# Request
The listing below should be printed exactly, every line of it. Skip the pictures.

# Dataset excerpt
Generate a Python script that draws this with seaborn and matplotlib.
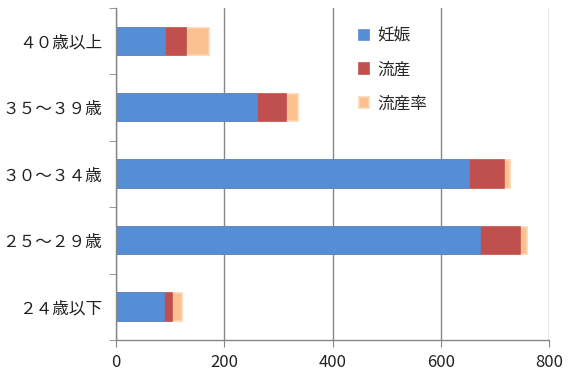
import numpy as np
import pandas as pd
import matplotlib.pyplot as plt
import seaborn as sns

# data
ages = ["４０歳以上", "３５～３９歳", "３０～３４歳", "２５～２９歳", "２４歳以下"]
ninshin = [91, 260, 652, 672, 89]
ryuzan = [39, 54, 64, 75, 15]
ryuzan_ritsu = [42, 22, 11, 13, 17]

df = pd.DataFrame({"age": ages, "妊娠": ninshin, "流産": ryuzan, "流産率": ryuzan_ritsu})
df["c1"] = df["妊娠"]
df["c2"] = df["c1"] + df["流産"]
df["c3"] = df["c2"] + df["流産率"]

sns.set_style("white")
plt.rcParams["font.family"] = ["Noto Sans CJK JP", "DejaVu Sans"]

fig = plt.figure(figsize=(5.86, 3.80), dpi=100)
ax = fig.add_axes([0.198, 0.105, 0.739, 0.874])

gray = "#868686"
# stacked by overlaying cumulative totals
sns.barplot(data=df, x="c3", y="age", orient="h", color="#FAC090", saturation=1,
            width=0.41, edgecolor="#FCD5B5", linewidth=1.2, label="流産率", ax=ax)
sns.barplot(data=df, x="c2", y="age", orient="h", color="#C0504D", saturation=1,
            width=0.41, edgecolor="#C0504D", linewidth=1.2, label="流産", ax=ax)
sns.barplot(data=df, x="c1", y="age", orient="h", color="#558ED5", saturation=1,
            width=0.41, edgecolor="#558ED5", linewidth=1.2, label="妊娠", ax=ax)

ax.set_xlim(0, 800)
ax.set_ylim(4.5, -0.5)
ax.set_xticks([0, 200, 400, 600, 800])
ax.set_xlabel("")
ax.set_ylabel("")
ax.grid(axis="x", color=gray, linewidth=1)
ax.set_axisbelow(True)

for s in ["top", "right"]:
    ax.spines[s].set_visible(False)
for s in ["left", "bottom"]:
    ax.spines[s].set_color(gray)
    ax.spines[s].set_linewidth(1)

ax.set_yticks(np.arange(-0.5, 5, 1), minor=True)
ax.tick_params(axis="y", which="major", length=0, pad=10, labelsize=12, labelcolor="#222222")
ax.tick_params(axis="y", which="minor", length=5, color=gray, direction="out", left=True)
ax.tick_params(axis="x", which="major", length=5, color=gray, direction="out", bottom=True,
               labelsize=12, labelcolor="#222222", pad=5)

handles, labels = ax.get_legend_handles_labels()
order = [labels.index(l) for l in ["妊娠", "流産", "流産率"]]
ax.legend([handles[i] for i in order], [labels[i] for i in order],
          loc="upper left", bbox_to_anchor=(0.527, 0.985), frameon=False,
          handlelength=0.6, handleheight=0.6, handletextpad=0.5,
          labelspacing=1.0, fontsize=12)

fig.savefig("out.png", dpi=100)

# The response
Generate a Python script that draws this with seaborn and matplotlib.
import numpy as np
import pandas as pd
import matplotlib.pyplot as plt
import seaborn as sns

# data
ages = ["４０歳以上", "３５～３９歳", "３０～３４歳", "２５～２９歳", "２４歳以下"]
ninshin = [91, 260, 652, 672, 89]
ryuzan = [39, 54, 64, 75, 15]
ryuzan_ritsu = [42, 22, 11, 13, 17]

df = pd.DataFrame({"age": ages, "妊娠": ninshin, "流産": ryuzan, "流産率": ryuzan_ritsu})
df["c1"] = df["妊娠"]
df["c2"] = df["c1"] + df["流産"]
df["c3"] = df["c2"] + df["流産率"]

sns.set_style("white")
plt.rcParams["font.family"] = ["Noto Sans CJK JP", "DejaVu Sans"]

fig = plt.figure(figsize=(5.86, 3.80), dpi=100)
ax = fig.add_axes([0.198, 0.105, 0.739, 0.874])

gray = "#868686"
# stacked by overlaying cumulative totals
sns.barplot(data=df, x="c3", y="age", orient="h", color="#FAC090", saturation=1,
            width=0.41, edgecolor="#FCD5B5", linewidth=1.2, label="流産率", ax=ax)
sns.barplot(data=df, x="c2", y="age", orient="h", color="#C0504D", saturation=1,
            width=0.41, edgecolor="#C0504D", linewidth=1.2, label="流産", ax=ax)
sns.barplot(data=df, x="c1", y="age", orient="h", color="#558ED5", saturation=1,
            width=0.41, edgecolor="#558ED5", linewidth=1.2, label="妊娠", ax=ax)

ax.set_xlim(0, 800)
ax.set_ylim(4.5, -0.5)
ax.set_xticks([0, 200, 400, 600, 800])
ax.set_xlabel("")
ax.set_ylabel("")
ax.grid(axis="x", color=gray, linewidth=1)
ax.set_axisbelow(True)

for s in ["top", "right"]:
    ax.spines[s].set_visible(False)
for s in ["left", "bottom"]:
    ax.spines[s].set_color(gray)
    ax.spines[s].set_linewidth(1)

ax.set_yticks(np.arange(-0.5, 5, 1), minor=True)
ax.tick_params(axis="y", which="major", length=0, pad=10, labelsize=12, labelcolor="#222222")
ax.tick_params(axis="y", which="minor", length=5, color=gray, direction="out", left=True)
ax.tick_params(axis="x", which="major", length=5, color=gray, direction="out", bottom=True,
               labelsize=12, labelcolor="#222222", pad=5)

handles, labels = ax.get_legend_handles_labels()
order = [labels.index(l) for l in ["妊娠", "流産", "流産率"]]
ax.legend([handles[i] for i in order], [labels[i] for i in order],
          loc="upper left", bbox_to_anchor=(0.527, 0.985), frameon=False,
          handlelength=0.6, handleheight=0.6, handletextpad=0.5,
          labelspacing=1.0, fontsize=12)

fig.savefig("out.png", dpi=100)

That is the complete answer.